__WHAT THE EXERCISE ASKS__.
Faithfully return all lines, omitting every embedded picture.

__COLLECTED DATA__.
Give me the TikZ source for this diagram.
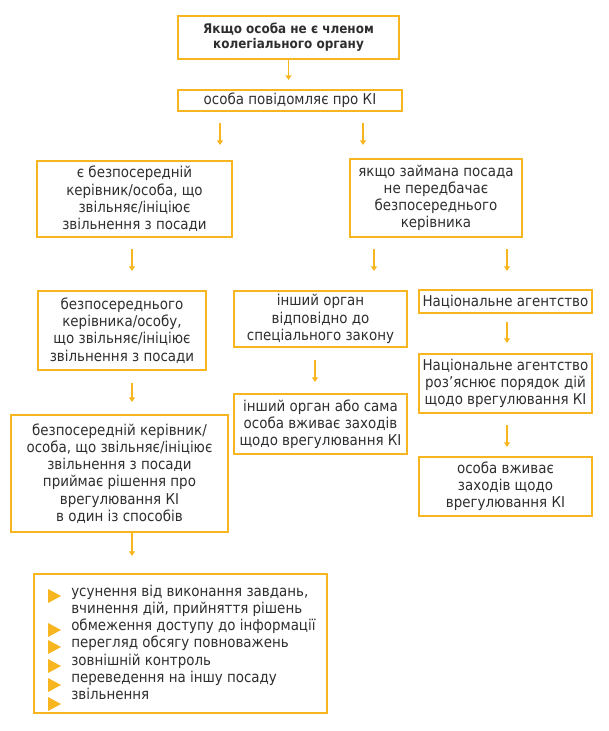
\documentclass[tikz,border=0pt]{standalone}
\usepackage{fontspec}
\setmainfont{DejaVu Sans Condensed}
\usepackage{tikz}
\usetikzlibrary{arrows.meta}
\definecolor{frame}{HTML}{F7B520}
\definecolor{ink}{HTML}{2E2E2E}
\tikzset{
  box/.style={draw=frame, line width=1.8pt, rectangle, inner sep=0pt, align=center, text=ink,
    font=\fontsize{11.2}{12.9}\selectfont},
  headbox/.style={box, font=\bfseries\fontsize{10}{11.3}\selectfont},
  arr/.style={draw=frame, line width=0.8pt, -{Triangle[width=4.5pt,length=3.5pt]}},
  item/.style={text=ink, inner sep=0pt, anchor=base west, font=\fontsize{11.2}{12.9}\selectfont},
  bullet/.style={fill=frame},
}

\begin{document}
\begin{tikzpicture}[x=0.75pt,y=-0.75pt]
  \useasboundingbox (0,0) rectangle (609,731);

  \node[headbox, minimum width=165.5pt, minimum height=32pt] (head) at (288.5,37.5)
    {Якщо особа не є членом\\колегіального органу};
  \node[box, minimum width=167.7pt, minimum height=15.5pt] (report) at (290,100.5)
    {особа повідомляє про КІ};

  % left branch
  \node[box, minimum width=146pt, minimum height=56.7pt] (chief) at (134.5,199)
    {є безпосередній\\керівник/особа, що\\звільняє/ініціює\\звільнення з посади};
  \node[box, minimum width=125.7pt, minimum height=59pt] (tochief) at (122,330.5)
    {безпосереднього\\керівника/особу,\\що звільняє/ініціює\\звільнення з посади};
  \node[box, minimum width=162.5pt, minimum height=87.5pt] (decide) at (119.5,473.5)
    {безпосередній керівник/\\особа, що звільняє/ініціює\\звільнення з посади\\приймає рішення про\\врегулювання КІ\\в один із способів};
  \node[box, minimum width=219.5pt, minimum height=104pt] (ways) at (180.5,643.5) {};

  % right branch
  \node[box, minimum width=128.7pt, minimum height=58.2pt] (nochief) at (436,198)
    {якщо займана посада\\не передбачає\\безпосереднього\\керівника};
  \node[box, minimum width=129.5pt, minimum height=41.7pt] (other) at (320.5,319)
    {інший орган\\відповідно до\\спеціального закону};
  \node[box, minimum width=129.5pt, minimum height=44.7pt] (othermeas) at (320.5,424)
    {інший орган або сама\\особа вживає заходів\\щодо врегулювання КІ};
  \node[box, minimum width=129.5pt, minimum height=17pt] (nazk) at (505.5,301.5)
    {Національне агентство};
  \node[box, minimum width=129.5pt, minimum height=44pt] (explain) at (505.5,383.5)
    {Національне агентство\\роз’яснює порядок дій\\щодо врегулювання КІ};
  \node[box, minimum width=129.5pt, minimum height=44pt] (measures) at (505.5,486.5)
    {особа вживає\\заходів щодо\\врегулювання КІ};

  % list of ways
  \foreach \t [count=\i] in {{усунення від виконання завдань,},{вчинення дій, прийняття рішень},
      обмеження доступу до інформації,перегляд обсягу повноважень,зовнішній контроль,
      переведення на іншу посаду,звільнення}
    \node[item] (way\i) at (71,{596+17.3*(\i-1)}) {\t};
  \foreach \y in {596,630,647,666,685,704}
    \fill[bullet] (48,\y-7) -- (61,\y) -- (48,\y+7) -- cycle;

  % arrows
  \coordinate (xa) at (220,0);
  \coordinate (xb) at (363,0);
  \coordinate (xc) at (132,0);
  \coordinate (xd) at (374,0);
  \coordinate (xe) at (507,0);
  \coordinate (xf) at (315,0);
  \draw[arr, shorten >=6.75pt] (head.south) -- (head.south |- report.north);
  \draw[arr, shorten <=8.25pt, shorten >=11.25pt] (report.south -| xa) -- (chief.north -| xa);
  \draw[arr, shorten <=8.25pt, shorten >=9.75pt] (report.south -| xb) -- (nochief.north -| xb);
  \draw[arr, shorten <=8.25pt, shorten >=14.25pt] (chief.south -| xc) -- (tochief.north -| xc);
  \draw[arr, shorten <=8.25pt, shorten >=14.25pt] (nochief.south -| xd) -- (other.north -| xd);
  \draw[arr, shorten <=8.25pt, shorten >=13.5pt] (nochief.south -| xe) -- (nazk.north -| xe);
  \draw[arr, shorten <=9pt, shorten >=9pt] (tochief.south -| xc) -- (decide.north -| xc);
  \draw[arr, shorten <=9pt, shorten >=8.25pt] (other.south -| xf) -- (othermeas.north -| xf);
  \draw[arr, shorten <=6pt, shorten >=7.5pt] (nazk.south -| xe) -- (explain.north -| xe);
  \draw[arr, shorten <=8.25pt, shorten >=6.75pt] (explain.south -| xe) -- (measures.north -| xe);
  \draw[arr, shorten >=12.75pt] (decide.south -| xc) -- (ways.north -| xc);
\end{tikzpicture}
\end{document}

__EXPECTED ANSWER__.
Give me the TikZ source for this diagram.
\documentclass[tikz,border=0pt]{standalone}
\usepackage{fontspec}
\setmainfont{DejaVu Sans Condensed}
\usepackage{tikz}
\usetikzlibrary{arrows.meta}
\definecolor{frame}{HTML}{F7B520}
\definecolor{ink}{HTML}{2E2E2E}
\tikzset{
  box/.style={draw=frame, line width=1.8pt, rectangle, inner sep=0pt, align=center, text=ink,
    font=\fontsize{11.2}{12.9}\selectfont},
  headbox/.style={box, font=\bfseries\fontsize{10}{11.3}\selectfont},
  arr/.style={draw=frame, line width=0.8pt, -{Triangle[width=4.5pt,length=3.5pt]}},
  item/.style={text=ink, inner sep=0pt, anchor=base west, font=\fontsize{11.2}{12.9}\selectfont},
  bullet/.style={fill=frame},
}

\begin{document}
\begin{tikzpicture}[x=0.75pt,y=-0.75pt]
  \useasboundingbox (0,0) rectangle (609,731);

  \node[headbox, minimum width=165.5pt, minimum height=32pt] (head) at (288.5,37.5)
    {Якщо особа не є членом\\колегіального органу};
  \node[box, minimum width=167.7pt, minimum height=15.5pt] (report) at (290,100.5)
    {особа повідомляє про КІ};

  % left branch
  \node[box, minimum width=146pt, minimum height=56.7pt] (chief) at (134.5,199)
    {є безпосередній\\керівник/особа, що\\звільняє/ініціює\\звільнення з посади};
  \node[box, minimum width=125.7pt, minimum height=59pt] (tochief) at (122,330.5)
    {безпосереднього\\керівника/особу,\\що звільняє/ініціює\\звільнення з посади};
  \node[box, minimum width=162.5pt, minimum height=87.5pt] (decide) at (119.5,473.5)
    {безпосередній керівник/\\особа, що звільняє/ініціює\\звільнення з посади\\приймає рішення про\\врегулювання КІ\\в один із способів};
  \node[box, minimum width=219.5pt, minimum height=104pt] (ways) at (180.5,643.5) {};

  % right branch
  \node[box, minimum width=128.7pt, minimum height=58.2pt] (nochief) at (436,198)
    {якщо займана посада\\не передбачає\\безпосереднього\\керівника};
  \node[box, minimum width=129.5pt, minimum height=41.7pt] (other) at (320.5,319)
    {інший орган\\відповідно до\\спеціального закону};
  \node[box, minimum width=129.5pt, minimum height=44.7pt] (othermeas) at (320.5,424)
    {інший орган або сама\\особа вживає заходів\\щодо врегулювання КІ};
  \node[box, minimum width=129.5pt, minimum height=17pt] (nazk) at (505.5,301.5)
    {Національне агентство};
  \node[box, minimum width=129.5pt, minimum height=44pt] (explain) at (505.5,383.5)
    {Національне агентство\\роз’яснює порядок дій\\щодо врегулювання КІ};
  \node[box, minimum width=129.5pt, minimum height=44pt] (measures) at (505.5,486.5)
    {особа вживає\\заходів щодо\\врегулювання КІ};

  % list of ways
  \foreach \t [count=\i] in {{усунення від виконання завдань,},{вчинення дій, прийняття рішень},
      обмеження доступу до інформації,перегляд обсягу повноважень,зовнішній контроль,
      переведення на іншу посаду,звільнення}
    \node[item] (way\i) at (71,{596+17.3*(\i-1)}) {\t};
  \foreach \y in {596,630,647,666,685,704}
    \fill[bullet] (48,\y-7) -- (61,\y) -- (48,\y+7) -- cycle;

  % arrows
  \coordinate (xa) at (220,0);
  \coordinate (xb) at (363,0);
  \coordinate (xc) at (132,0);
  \coordinate (xd) at (374,0);
  \coordinate (xe) at (507,0);
  \coordinate (xf) at (315,0);
  \draw[arr, shorten >=6.75pt] (head.south) -- (head.south |- report.north);
  \draw[arr, shorten <=8.25pt, shorten >=11.25pt] (report.south -| xa) -- (chief.north -| xa);
  \draw[arr, shorten <=8.25pt, shorten >=9.75pt] (report.south -| xb) -- (nochief.north -| xb);
  \draw[arr, shorten <=8.25pt, shorten >=14.25pt] (chief.south -| xc) -- (tochief.north -| xc);
  \draw[arr, shorten <=8.25pt, shorten >=14.25pt] (nochief.south -| xd) -- (other.north -| xd);
  \draw[arr, shorten <=8.25pt, shorten >=13.5pt] (nochief.south -| xe) -- (nazk.north -| xe);
  \draw[arr, shorten <=9pt, shorten >=9pt] (tochief.south -| xc) -- (decide.north -| xc);
  \draw[arr, shorten <=9pt, shorten >=8.25pt] (other.south -| xf) -- (othermeas.north -| xf);
  \draw[arr, shorten <=6pt, shorten >=7.5pt] (nazk.south -| xe) -- (explain.north -| xe);
  \draw[arr, shorten <=8.25pt, shorten >=6.75pt] (explain.south -| xe) -- (measures.north -| xe);
  \draw[arr, shorten >=12.75pt] (decide.south -| xc) -- (ways.north -| xc);
\end{tikzpicture}
\end{document}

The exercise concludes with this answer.